Return the complete listing that follows, with each line reproduced exactly.

========

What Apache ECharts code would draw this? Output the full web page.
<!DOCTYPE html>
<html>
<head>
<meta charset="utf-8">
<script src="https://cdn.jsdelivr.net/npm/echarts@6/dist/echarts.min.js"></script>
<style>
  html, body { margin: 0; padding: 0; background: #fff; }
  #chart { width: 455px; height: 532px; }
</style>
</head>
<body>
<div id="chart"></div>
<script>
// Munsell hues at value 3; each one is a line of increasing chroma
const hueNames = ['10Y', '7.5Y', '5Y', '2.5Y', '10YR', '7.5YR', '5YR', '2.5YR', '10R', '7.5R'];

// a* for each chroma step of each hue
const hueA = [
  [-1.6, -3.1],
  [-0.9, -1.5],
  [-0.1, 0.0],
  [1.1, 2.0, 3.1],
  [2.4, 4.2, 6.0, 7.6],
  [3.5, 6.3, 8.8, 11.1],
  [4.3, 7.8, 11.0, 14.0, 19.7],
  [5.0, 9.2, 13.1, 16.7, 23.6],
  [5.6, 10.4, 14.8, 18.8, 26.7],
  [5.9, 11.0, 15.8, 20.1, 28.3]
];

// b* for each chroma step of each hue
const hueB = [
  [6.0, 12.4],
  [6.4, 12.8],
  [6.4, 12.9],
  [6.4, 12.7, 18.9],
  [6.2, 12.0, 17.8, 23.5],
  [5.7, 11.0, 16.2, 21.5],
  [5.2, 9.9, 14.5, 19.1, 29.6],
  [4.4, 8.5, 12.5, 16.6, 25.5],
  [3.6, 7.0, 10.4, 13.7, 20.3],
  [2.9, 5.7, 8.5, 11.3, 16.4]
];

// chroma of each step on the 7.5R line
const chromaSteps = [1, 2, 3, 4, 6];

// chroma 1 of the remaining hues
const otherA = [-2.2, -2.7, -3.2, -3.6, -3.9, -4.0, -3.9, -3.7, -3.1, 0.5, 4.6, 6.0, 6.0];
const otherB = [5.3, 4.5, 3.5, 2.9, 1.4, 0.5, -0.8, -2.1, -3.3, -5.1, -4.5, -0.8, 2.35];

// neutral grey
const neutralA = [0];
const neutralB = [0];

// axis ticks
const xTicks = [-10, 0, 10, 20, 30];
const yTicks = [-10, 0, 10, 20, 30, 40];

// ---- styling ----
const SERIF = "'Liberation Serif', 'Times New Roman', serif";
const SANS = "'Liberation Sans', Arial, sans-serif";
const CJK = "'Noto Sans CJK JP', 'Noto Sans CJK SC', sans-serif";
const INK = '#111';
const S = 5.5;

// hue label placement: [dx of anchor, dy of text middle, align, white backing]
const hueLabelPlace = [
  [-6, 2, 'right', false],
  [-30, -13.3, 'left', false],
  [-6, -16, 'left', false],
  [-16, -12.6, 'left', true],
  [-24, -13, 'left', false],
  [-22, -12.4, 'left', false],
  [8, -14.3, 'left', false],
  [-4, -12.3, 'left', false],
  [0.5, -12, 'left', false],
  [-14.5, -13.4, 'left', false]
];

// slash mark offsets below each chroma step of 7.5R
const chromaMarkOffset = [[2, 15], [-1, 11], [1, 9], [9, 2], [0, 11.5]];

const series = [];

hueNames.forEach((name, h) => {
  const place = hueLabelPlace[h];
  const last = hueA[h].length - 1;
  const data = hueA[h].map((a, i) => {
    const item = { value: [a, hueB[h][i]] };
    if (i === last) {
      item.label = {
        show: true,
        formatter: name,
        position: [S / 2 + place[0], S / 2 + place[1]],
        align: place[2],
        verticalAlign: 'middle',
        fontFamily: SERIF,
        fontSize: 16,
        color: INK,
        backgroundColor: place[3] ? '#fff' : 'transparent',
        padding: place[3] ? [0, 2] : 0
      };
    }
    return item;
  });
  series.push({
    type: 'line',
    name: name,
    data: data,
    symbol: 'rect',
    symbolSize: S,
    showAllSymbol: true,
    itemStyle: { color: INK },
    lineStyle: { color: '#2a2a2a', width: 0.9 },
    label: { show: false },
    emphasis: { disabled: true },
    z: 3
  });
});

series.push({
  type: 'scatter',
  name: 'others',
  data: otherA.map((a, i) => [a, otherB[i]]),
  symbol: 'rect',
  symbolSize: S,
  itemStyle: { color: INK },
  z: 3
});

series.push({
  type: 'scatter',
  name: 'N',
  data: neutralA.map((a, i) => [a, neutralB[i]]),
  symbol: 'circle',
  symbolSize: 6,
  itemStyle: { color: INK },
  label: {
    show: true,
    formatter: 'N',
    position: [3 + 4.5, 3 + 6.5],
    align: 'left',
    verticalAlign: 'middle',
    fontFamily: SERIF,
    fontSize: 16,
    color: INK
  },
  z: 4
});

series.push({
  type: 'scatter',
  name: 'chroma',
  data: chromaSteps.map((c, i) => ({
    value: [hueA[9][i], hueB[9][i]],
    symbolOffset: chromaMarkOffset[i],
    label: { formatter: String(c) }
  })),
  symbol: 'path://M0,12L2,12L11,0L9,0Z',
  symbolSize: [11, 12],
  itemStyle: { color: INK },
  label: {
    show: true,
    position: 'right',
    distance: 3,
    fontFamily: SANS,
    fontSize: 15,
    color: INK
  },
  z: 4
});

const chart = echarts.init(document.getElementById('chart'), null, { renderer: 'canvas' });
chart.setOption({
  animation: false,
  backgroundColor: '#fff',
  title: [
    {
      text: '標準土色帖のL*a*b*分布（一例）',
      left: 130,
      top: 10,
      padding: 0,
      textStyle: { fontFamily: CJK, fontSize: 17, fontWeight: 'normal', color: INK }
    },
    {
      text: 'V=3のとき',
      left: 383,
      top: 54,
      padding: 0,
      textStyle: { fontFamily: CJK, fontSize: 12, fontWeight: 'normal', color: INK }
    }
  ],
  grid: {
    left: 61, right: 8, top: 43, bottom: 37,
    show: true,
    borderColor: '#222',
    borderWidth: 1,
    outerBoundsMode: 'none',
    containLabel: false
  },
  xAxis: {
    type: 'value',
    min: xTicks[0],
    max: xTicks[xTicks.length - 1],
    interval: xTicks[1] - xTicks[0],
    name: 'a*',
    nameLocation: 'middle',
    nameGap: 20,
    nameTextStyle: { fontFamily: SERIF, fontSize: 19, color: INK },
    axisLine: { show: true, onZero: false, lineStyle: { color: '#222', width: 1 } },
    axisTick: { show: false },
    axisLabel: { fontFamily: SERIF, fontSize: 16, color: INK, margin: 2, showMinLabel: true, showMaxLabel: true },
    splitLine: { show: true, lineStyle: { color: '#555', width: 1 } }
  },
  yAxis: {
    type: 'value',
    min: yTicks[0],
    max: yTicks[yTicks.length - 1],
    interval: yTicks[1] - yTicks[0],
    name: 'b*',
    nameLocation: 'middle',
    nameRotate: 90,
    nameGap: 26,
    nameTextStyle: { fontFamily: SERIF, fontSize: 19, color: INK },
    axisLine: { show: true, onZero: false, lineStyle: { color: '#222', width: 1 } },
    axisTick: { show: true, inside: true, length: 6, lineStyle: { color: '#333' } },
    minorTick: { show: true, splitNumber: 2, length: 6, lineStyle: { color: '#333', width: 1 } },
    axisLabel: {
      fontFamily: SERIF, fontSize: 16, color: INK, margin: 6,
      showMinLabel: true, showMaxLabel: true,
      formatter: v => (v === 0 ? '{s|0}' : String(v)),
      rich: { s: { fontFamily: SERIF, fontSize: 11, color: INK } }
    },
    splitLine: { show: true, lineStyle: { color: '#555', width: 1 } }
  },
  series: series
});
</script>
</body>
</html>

========

Output of the exercise:
What Apache ECharts code would draw this? Output the full web page.
<!DOCTYPE html>
<html>
<head>
<meta charset="utf-8">
<script src="https://cdn.jsdelivr.net/npm/echarts@6/dist/echarts.min.js"></script>
<style>
  html, body { margin: 0; padding: 0; background: #fff; }
  #chart { width: 455px; height: 532px; }
</style>
</head>
<body>
<div id="chart"></div>
<script>
// Munsell hues at value 3; each one is a line of increasing chroma
const hueNames = ['10Y', '7.5Y', '5Y', '2.5Y', '10YR', '7.5YR', '5YR', '2.5YR', '10R', '7.5R'];

// a* for each chroma step of each hue
const hueA = [
  [-1.6, -3.1],
  [-0.9, -1.5],
  [-0.1, 0.0],
  [1.1, 2.0, 3.1],
  [2.4, 4.2, 6.0, 7.6],
  [3.5, 6.3, 8.8, 11.1],
  [4.3, 7.8, 11.0, 14.0, 19.7],
  [5.0, 9.2, 13.1, 16.7, 23.6],
  [5.6, 10.4, 14.8, 18.8, 26.7],
  [5.9, 11.0, 15.8, 20.1, 28.3]
];

// b* for each chroma step of each hue
const hueB = [
  [6.0, 12.4],
  [6.4, 12.8],
  [6.4, 12.9],
  [6.4, 12.7, 18.9],
  [6.2, 12.0, 17.8, 23.5],
  [5.7, 11.0, 16.2, 21.5],
  [5.2, 9.9, 14.5, 19.1, 29.6],
  [4.4, 8.5, 12.5, 16.6, 25.5],
  [3.6, 7.0, 10.4, 13.7, 20.3],
  [2.9, 5.7, 8.5, 11.3, 16.4]
];

// chroma of each step on the 7.5R line
const chromaSteps = [1, 2, 3, 4, 6];

// chroma 1 of the remaining hues
const otherA = [-2.2, -2.7, -3.2, -3.6, -3.9, -4.0, -3.9, -3.7, -3.1, 0.5, 4.6, 6.0, 6.0];
const otherB = [5.3, 4.5, 3.5, 2.9, 1.4, 0.5, -0.8, -2.1, -3.3, -5.1, -4.5, -0.8, 2.35];

// neutral grey
const neutralA = [0];
const neutralB = [0];

// axis ticks
const xTicks = [-10, 0, 10, 20, 30];
const yTicks = [-10, 0, 10, 20, 30, 40];

// ---- styling ----
const SERIF = "'Liberation Serif', 'Times New Roman', serif";
const SANS = "'Liberation Sans', Arial, sans-serif";
const CJK = "'Noto Sans CJK JP', 'Noto Sans CJK SC', sans-serif";
const INK = '#111';
const S = 5.5;

// hue label placement: [dx of anchor, dy of text middle, align, white backing]
const hueLabelPlace = [
  [-6, 2, 'right', false],
  [-30, -13.3, 'left', false],
  [-6, -16, 'left', false],
  [-16, -12.6, 'left', true],
  [-24, -13, 'left', false],
  [-22, -12.4, 'left', false],
  [8, -14.3, 'left', false],
  [-4, -12.3, 'left', false],
  [0.5, -12, 'left', false],
  [-14.5, -13.4, 'left', false]
];

// slash mark offsets below each chroma step of 7.5R
const chromaMarkOffset = [[2, 15], [-1, 11], [1, 9], [9, 2], [0, 11.5]];

const series = [];

hueNames.forEach((name, h) => {
  const place = hueLabelPlace[h];
  const last = hueA[h].length - 1;
  const data = hueA[h].map((a, i) => {
    const item = { value: [a, hueB[h][i]] };
    if (i === last) {
      item.label = {
        show: true,
        formatter: name,
        position: [S / 2 + place[0], S / 2 + place[1]],
        align: place[2],
        verticalAlign: 'middle',
        fontFamily: SERIF,
        fontSize: 16,
        color: INK,
        backgroundColor: place[3] ? '#fff' : 'transparent',
        padding: place[3] ? [0, 2] : 0
      };
    }
    return item;
  });
  series.push({
    type: 'line',
    name: name,
    data: data,
    symbol: 'rect',
    symbolSize: S,
    showAllSymbol: true,
    itemStyle: { color: INK },
    lineStyle: { color: '#2a2a2a', width: 0.9 },
    label: { show: false },
    emphasis: { disabled: true },
    z: 3
  });
});

series.push({
  type: 'scatter',
  name: 'others',
  data: otherA.map((a, i) => [a, otherB[i]]),
  symbol: 'rect',
  symbolSize: S,
  itemStyle: { color: INK },
  z: 3
});

series.push({
  type: 'scatter',
  name: 'N',
  data: neutralA.map((a, i) => [a, neutralB[i]]),
  symbol: 'circle',
  symbolSize: 6,
  itemStyle: { color: INK },
  label: {
    show: true,
    formatter: 'N',
    position: [3 + 4.5, 3 + 6.5],
    align: 'left',
    verticalAlign: 'middle',
    fontFamily: SERIF,
    fontSize: 16,
    color: INK
  },
  z: 4
});

series.push({
  type: 'scatter',
  name: 'chroma',
  data: chromaSteps.map((c, i) => ({
    value: [hueA[9][i], hueB[9][i]],
    symbolOffset: chromaMarkOffset[i],
    label: { formatter: String(c) }
  })),
  symbol: 'path://M0,12L2,12L11,0L9,0Z',
  symbolSize: [11, 12],
  itemStyle: { color: INK },
  label: {
    show: true,
    position: 'right',
    distance: 3,
    fontFamily: SANS,
    fontSize: 15,
    color: INK
  },
  z: 4
});

const chart = echarts.init(document.getElementById('chart'), null, { renderer: 'canvas' });
chart.setOption({
  animation: false,
  backgroundColor: '#fff',
  title: [
    {
      text: '標準土色帖のL*a*b*分布（一例）',
      left: 130,
      top: 10,
      padding: 0,
      textStyle: { fontFamily: CJK, fontSize: 17, fontWeight: 'normal', color: INK }
    },
    {
      text: 'V=3のとき',
      left: 383,
      top: 54,
      padding: 0,
      textStyle: { fontFamily: CJK, fontSize: 12, fontWeight: 'normal', color: INK }
    }
  ],
  grid: {
    left: 61, right: 8, top: 43, bottom: 37,
    show: true,
    borderColor: '#222',
    borderWidth: 1,
    outerBoundsMode: 'none',
    containLabel: false
  },
  xAxis: {
    type: 'value',
    min: xTicks[0],
    max: xTicks[xTicks.length - 1],
    interval: xTicks[1] - xTicks[0],
    name: 'a*',
    nameLocation: 'middle',
    nameGap: 20,
    nameTextStyle: { fontFamily: SERIF, fontSize: 19, color: INK },
    axisLine: { show: true, onZero: false, lineStyle: { color: '#222', width: 1 } },
    axisTick: { show: false },
    axisLabel: { fontFamily: SERIF, fontSize: 16, color: INK, margin: 2, showMinLabel: true, showMaxLabel: true },
    splitLine: { show: true, lineStyle: { color: '#555', width: 1 } }
  },
  yAxis: {
    type: 'value',
    min: yTicks[0],
    max: yTicks[yTicks.length - 1],
    interval: yTicks[1] - yTicks[0],
    name: 'b*',
    nameLocation: 'middle',
    nameRotate: 90,
    nameGap: 26,
    nameTextStyle: { fontFamily: SERIF, fontSize: 19, color: INK },
    axisLine: { show: true, onZero: false, lineStyle: { color: '#222', width: 1 } },
    axisTick: { show: true, inside: true, length: 6, lineStyle: { color: '#333' } },
    minorTick: { show: true, splitNumber: 2, length: 6, lineStyle: { color: '#333', width: 1 } },
    axisLabel: {
      fontFamily: SERIF, fontSize: 16, color: INK, margin: 6,
      showMinLabel: true, showMaxLabel: true,
      formatter: v => (v === 0 ? '{s|0}' : String(v)),
      rich: { s: { fontFamily: SERIF, fontSize: 11, color: INK } }
    },
    splitLine: { show: true, lineStyle: { color: '#555', width: 1 } }
  },
  series: series
});
</script>
</body>
</html>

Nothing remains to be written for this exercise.